▸ **Problem to solve**
Set down the data below from its first line to the line holding "11.2, 9.7, 8.7];", inclusive; omit all pictures.

▸ **Given material**
════════════════════

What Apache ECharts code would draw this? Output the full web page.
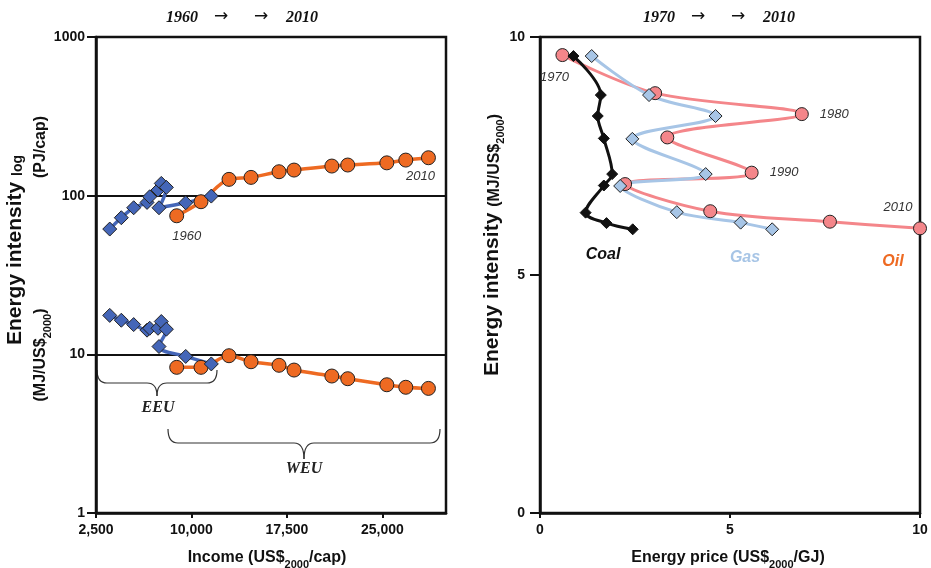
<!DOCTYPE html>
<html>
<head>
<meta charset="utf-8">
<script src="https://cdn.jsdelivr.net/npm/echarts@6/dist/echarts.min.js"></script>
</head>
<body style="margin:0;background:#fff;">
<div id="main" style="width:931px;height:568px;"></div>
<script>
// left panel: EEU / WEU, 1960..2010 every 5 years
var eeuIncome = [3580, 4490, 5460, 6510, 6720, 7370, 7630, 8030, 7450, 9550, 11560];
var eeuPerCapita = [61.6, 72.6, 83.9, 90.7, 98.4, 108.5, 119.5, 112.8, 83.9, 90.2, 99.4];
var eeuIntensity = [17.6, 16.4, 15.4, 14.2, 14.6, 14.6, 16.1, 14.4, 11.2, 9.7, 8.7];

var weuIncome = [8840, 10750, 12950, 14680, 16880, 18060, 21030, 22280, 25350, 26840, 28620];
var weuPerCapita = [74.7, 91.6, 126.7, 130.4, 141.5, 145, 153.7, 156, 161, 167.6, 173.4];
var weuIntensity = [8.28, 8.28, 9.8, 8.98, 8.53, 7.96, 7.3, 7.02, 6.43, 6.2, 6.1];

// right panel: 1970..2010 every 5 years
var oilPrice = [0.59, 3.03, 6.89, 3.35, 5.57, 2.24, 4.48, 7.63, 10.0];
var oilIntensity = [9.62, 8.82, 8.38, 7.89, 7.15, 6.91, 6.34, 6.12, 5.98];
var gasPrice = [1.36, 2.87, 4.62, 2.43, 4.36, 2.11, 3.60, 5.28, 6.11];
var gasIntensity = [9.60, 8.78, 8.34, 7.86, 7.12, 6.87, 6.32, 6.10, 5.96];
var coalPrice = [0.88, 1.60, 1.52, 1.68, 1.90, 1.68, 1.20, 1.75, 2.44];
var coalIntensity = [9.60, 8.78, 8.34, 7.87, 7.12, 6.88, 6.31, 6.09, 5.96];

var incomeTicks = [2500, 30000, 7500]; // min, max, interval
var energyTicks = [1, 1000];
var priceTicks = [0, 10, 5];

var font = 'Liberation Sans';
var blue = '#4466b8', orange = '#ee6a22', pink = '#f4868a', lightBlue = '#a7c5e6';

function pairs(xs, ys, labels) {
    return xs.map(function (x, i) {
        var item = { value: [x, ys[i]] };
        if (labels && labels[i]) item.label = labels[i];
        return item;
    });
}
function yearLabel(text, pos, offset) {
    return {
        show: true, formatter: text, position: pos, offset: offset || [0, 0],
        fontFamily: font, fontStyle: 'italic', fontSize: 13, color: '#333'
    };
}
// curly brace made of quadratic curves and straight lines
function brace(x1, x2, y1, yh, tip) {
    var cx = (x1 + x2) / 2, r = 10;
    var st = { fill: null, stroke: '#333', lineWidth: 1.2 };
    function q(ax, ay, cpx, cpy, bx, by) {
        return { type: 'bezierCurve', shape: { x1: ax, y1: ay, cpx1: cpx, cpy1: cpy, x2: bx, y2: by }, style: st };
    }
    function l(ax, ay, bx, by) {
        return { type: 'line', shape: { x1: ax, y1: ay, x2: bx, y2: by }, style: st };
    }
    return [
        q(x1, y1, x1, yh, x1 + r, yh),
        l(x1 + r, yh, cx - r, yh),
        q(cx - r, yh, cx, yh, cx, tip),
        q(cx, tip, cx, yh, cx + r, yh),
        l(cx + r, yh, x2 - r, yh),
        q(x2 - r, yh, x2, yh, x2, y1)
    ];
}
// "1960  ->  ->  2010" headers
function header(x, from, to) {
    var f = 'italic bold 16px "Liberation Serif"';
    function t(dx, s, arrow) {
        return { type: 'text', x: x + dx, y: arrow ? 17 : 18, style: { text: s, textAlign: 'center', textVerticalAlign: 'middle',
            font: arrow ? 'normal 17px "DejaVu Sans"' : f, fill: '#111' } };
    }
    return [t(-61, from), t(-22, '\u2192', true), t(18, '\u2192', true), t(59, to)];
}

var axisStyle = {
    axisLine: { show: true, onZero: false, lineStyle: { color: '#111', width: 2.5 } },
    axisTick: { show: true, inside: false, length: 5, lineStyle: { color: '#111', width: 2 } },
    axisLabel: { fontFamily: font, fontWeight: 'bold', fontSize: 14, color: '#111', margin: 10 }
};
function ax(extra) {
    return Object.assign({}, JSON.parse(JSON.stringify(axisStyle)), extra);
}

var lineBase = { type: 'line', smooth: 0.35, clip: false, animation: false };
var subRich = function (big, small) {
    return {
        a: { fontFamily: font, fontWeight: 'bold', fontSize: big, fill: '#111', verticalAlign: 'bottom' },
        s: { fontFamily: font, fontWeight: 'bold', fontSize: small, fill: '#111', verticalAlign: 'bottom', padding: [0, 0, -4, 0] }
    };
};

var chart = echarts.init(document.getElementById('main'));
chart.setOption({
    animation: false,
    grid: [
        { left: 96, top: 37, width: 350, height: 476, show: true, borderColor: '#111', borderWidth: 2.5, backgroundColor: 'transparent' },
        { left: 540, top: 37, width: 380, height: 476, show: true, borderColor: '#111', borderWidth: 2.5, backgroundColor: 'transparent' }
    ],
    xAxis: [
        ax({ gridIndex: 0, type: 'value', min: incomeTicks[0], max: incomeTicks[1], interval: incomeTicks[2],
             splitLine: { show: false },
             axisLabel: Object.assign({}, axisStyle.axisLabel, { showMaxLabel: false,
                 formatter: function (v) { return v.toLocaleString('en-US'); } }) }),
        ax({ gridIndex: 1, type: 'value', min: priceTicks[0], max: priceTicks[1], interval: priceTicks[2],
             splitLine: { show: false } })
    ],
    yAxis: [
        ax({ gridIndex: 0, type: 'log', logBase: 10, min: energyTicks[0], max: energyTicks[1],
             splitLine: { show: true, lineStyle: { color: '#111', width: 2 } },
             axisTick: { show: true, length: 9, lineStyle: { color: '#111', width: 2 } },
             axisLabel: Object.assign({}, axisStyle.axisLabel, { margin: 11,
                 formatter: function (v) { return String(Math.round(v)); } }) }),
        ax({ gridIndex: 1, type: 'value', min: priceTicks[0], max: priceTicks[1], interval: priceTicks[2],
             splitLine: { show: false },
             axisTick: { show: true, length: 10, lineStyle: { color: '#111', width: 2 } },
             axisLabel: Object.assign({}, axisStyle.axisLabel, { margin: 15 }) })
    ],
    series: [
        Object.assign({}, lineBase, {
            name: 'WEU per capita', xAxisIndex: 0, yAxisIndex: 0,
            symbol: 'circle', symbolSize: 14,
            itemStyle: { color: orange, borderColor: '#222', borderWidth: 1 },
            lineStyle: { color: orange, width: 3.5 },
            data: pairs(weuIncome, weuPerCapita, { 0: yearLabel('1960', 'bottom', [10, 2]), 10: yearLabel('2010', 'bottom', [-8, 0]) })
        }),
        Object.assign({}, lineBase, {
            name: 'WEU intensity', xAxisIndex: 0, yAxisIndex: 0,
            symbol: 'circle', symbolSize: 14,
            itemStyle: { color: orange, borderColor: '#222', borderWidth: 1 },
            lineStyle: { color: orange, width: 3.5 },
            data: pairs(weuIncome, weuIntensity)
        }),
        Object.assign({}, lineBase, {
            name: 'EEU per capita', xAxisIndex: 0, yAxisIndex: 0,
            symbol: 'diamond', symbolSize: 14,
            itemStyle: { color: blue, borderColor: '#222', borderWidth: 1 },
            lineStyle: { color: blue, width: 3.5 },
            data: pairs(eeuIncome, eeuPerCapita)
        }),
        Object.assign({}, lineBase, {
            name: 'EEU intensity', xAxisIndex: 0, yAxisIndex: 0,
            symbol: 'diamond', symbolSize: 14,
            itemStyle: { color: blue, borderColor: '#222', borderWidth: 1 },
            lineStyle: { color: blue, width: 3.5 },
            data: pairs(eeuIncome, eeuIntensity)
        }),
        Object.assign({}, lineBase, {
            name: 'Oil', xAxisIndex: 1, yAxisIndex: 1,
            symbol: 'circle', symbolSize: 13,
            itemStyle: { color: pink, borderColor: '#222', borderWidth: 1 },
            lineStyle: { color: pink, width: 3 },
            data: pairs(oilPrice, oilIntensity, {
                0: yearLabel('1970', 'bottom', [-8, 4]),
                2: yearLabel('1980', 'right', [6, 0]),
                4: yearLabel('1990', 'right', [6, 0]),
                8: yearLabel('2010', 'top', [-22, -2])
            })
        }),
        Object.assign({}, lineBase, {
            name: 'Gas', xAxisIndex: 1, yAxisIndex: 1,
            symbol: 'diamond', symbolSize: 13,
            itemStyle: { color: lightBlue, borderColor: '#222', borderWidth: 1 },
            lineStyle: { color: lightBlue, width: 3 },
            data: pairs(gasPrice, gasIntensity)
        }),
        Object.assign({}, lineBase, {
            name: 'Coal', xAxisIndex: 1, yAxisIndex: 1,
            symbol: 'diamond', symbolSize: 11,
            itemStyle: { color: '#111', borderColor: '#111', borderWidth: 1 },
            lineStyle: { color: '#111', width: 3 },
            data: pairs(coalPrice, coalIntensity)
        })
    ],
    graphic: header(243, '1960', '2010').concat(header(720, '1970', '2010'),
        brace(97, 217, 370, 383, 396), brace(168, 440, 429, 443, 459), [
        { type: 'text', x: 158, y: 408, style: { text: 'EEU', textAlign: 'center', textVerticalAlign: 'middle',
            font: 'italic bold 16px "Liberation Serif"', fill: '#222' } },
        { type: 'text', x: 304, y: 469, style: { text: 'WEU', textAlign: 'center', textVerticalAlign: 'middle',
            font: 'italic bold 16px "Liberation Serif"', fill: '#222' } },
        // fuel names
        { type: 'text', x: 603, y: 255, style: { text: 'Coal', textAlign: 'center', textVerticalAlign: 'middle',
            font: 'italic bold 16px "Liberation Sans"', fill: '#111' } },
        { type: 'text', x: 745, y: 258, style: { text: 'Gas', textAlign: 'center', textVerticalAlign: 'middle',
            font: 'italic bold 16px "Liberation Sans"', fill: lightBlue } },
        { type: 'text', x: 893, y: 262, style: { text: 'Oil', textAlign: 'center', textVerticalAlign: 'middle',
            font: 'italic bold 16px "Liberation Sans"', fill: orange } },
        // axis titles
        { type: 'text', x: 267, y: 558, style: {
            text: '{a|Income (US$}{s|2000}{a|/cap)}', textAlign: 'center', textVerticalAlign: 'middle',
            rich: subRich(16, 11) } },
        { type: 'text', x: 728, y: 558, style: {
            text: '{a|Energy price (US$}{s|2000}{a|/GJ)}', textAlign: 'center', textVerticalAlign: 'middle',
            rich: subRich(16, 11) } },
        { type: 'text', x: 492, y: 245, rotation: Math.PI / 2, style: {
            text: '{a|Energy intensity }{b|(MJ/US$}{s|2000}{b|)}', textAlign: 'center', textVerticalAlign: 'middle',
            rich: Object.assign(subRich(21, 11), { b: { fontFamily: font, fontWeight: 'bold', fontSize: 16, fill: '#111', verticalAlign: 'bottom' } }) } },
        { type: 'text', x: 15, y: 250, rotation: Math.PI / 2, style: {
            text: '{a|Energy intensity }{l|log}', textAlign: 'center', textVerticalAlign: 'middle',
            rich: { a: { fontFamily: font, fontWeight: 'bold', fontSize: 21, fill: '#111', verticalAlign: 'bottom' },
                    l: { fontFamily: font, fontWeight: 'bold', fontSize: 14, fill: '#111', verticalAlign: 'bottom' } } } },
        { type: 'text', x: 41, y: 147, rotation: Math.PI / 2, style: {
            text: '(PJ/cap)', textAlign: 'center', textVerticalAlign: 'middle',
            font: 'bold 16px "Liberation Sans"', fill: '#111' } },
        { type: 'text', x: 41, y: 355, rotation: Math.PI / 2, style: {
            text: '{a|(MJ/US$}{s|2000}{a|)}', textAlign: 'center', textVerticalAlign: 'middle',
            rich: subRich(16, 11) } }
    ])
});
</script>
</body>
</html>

════════════════════

▸ **Response to this exercise**
What Apache ECharts code would draw this? Output the full web page.
<!DOCTYPE html>
<html>
<head>
<meta charset="utf-8">
<script src="https://cdn.jsdelivr.net/npm/echarts@6/dist/echarts.min.js"></script>
</head>
<body style="margin:0;background:#fff;">
<div id="main" style="width:931px;height:568px;"></div>
<script>
// left panel: EEU / WEU, 1960..2010 every 5 years
var eeuIncome = [3580, 4490, 5460, 6510, 6720, 7370, 7630, 8030, 7450, 9550, 11560];
var eeuPerCapita = [61.6, 72.6, 83.9, 90.7, 98.4, 108.5, 119.5, 112.8, 83.9, 90.2, 99.4];
var eeuIntensity = [17.6, 16.4, 15.4, 14.2, 14.6, 14.6, 16.1, 14.4, 11.2, 9.7, 8.7];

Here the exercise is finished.